Everything is new this week. From a new look for Twitter, a new set of Mother’s Day goodies and digital “paper,” there are plenty of design tools to preview. And if you are anything like me, new tools, trends and gadgets are always something to get excited about.
Every week, we plan to a look at major product releases and upgrades, tools and tricks and even some of the most popular things you are talking about on social media. And we’d love to hear what’s going on in your world as well. Have we missed anything? Drop me a line at firstname.lastname@example.org.
New Twitter Profile Pages are Here
Twitter is rolling out yet another redesign and my page was updated with the new look this week. The interface is brighter, flatter and airier. This new look applies only to your profile page and not the home feed.
New users to Twitter got the look when they created accounts starting earlier this month and all users will have it within a matter of weeks. (Twitter does give you a quick tour of the new features and lets you opt-in immediately or delay for a little while.)
The new design also features some changes to where content lives on the screen. The comparison above shows my personal page with the new design and the Design Shack page with the old design. The header image is much larger and wider, and your profile picture is no longer in the middle. (I will have to change my image; it does not quite work with the new design.)
Your personal information has also moved and is below the profile picture, which is larger by the way, on the left side of the screen.

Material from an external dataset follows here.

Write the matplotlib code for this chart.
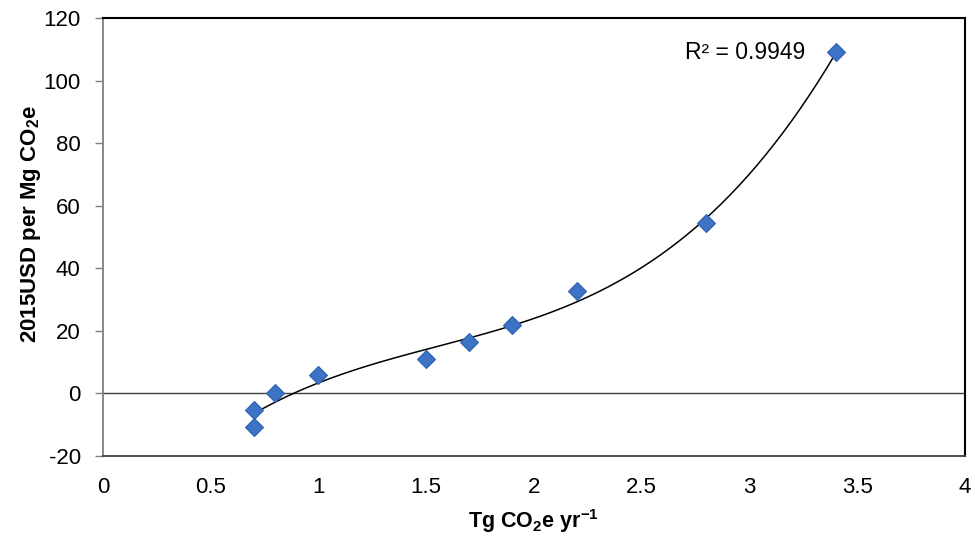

In the left column is all of your information and things that used to be there – Who to Follow and Trends – have moved to the right column.
One design change that’s quite notable is type size. There are two sizes for tweets on the profile page. Large text for things you tweet right from Twitter. Then smaller text for everything that else – items shared from other services, such as Instagram, and retweets. In a recent blog post, Twitter designer David Bellona said this change in text size is based on engagement so you can see what tweets are the most popular.
- Best tweets: This is the larger and smaller text size options.
- Pinned tweets: You can “pin” a tweet to the top of your profile so users see it right away. (Facebook has allowed users to do this for some time.)
- Filtered tweets: Users can choose which version of a timeline they wish to see – tweets, tweets with photos or videos or tweets and replies.
Does your profile feature the new look? How do you like it? Share your thoughts with us in the comments.
Mother’s Day Freebie
Mothers are special, so show Mom you care by designing a custom Mother’s Day card. The problem is that sometimes Mother’s Day graphics can be difficult to find. But we have found a great collection for you.
The pack of 32 badges was created just for Design Shack readers by the team at Vecteezy and is free to use under the Creative Commons attribution license. Use these to create custom heartfelt Mother’s Day cards or even to promote your Mother’s Day sales.
Vecteezy is a great source for finding free art and graphics. From vector icons and backgrounds to swirls and flourishes, they have plenty of things to help you in a variety of design projects.
The ‘Sound’ of Color
Have you every wondered what your favorite music would look like? Kelly-Moore Paints did just that with The Sound of Color Project, which analyzed songs to create corresponding color palettes.
The project broke colors down based on emotion cues taken from color theory. Then the people at Kelly-Moore listened to each song on a variety of albums and noted the emotions connected to each song. Then the company broke color associations into paint hues available in-store.
The end result is a set of color palettes that could actually work in a number of applications. Mumford and Sons’ “Babel” and Florence and the Machine’s “Lungs” each resulted in something that looks like four different monotone palettes. Beyonce’s “I am Sasha Fierce” resulted in a strong feminine palette with pinks and purples.
The project is a lot of fun and shows the importance of color in almost everything we do. Learn more and see the full infographic developed out of the project from Kelly-Moore Paints.
Does Your Form Need Required Fields?
Could marking fields as required actually keep users from filling out your form? It is a possibility, according to a report by UX Movement.
“Research shows that most users approach forms with “voluntary over-disclosure” behavior. This means that they regularly offer more information than required even when they’re told that doing so is voluntary,” the article states.
So what does this mean? Only mark optional fields instead of required ones. It’s a simple idea if you think about it. The theory is that this provides a better user experience when it comes to working with forms and you may gather even more content from those who fill out forms on your site.
But will you try this out? How do you put together forms? Share some of your best examples with us in the comments.
The Next Generation of Paper is Digital
Sony has released a new tablet that works like paper on a 13.3-inch screen. Digital Paper allows users to draw on the screen using a special stylus, from doodles to handwritten notes to anything you can imagine.
The screen is designed to work indoors and outdoors and includes plenty of memory and Wi-Fi connectivity. Plus the battery stays charged for three hours.
But would you use it? At $1,100, it is much pricier than a $3 notepad and pen. What’s the value for you to go paperless?